L’intention d’amour est la réédition d’un texte publié par S. Trigano en 1985 dans la revue Pardès, puis sous forme de livre aux éditions L’éclat, en 2007. Dans son introduction à la présente édition, l’auteur fait l’observation suivante : “C’est souvent après coup qu’on prend la mesure de l’importance d’une recherche dans un cheminement intellectuel… En redécouvrant ce texte passé, je me suis rendu compte que j’entamais le début d’une réflexion qui devait me conduire à concevoir la problématique de la “part gardée”, source génératrice d’autres ouvrages depuis, Philosophie de la Loi, l’origine de la politique dans la Tora, en 1991, La séparation d’amour, une éthique d’alliance en 1996”.
Quelle est donc cette “part gardée” dans le domaine de la sexualité?
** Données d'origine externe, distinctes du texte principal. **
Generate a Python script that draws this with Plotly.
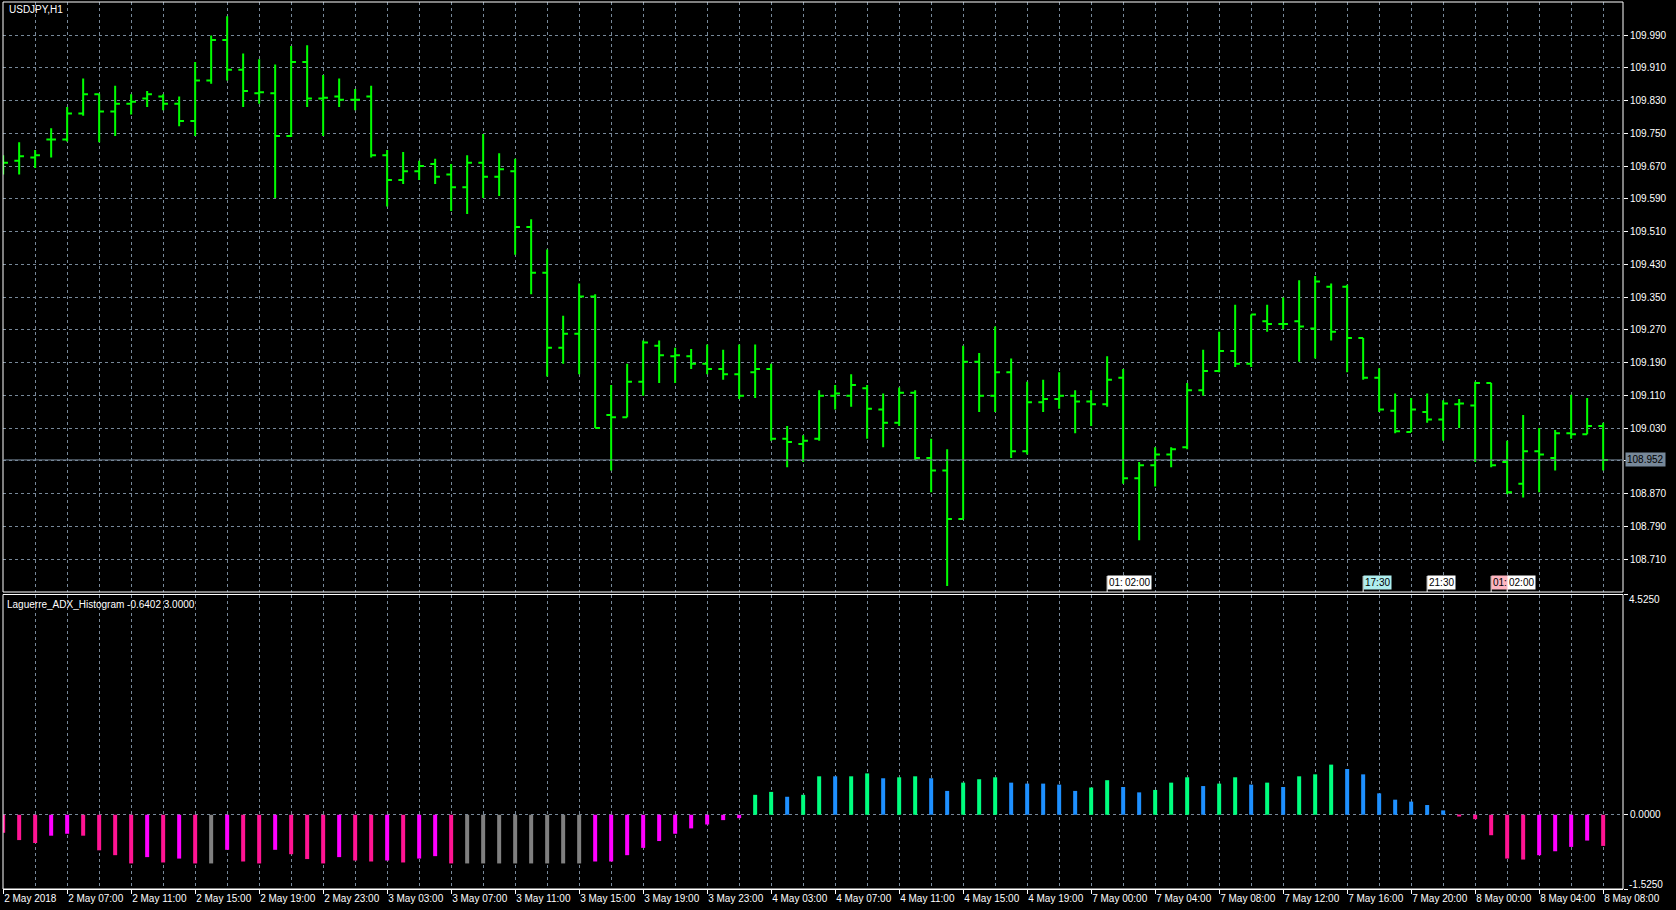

Elle est, explique Trigano, l’auto-limitation de l’homme, “qui ouvre le champ à l’apparition de la partenaire et rend donc possible l’intention (qui donne son titre au livre, L’intention d’amour P.L) et le consentement”. Il faut donc, poursuit-il, “qu’il y ait un reste inconsommé, laissé intact, potentiel, qui sauve l’intention et préserve son authenticité”. Ce “reste” désigne “la part de vide et d’inaccompli qui subsiste dans la relation”.
S. Trigano rapproche ce concept du “reste” dans la relation d’amour des “notions classiques définissant Israël comme la part de Dieu”, et des concepts de prémices, de la ‘Hala, “de la dîme sur les récoltes, c’est-à-dire ce qui n’est pas consommé dans la jouissance du monde”. On touche ici à une catégorie originale de la pensée hébraïque qui permet de comprendre la sexualité non pas, comme le fait l’Occident moderne et post-moderne, comme une dimension à part – érigée aujourd’hui en fondement d’une “identité sexuelle”, notion totalement impensable dans la tradition d’Israël -, mais comme un élément indissociable de la personne humaine, des relations homme-femme et de l’établissement de la famille. C’est précisément parce que la pensée hébraïque refuse l’autonomie de la sexualité – pour ne l’envisager que dans sa conception anthropologique globale – qu’elle permet de répondre aux dérives actuelles du “genre” et à la dilution des notions fondatrices du masculin et du féminin. Ici, comme ailleurs, la pensée hébraïque ouvre un horizon salvateur à un Occident en perdition.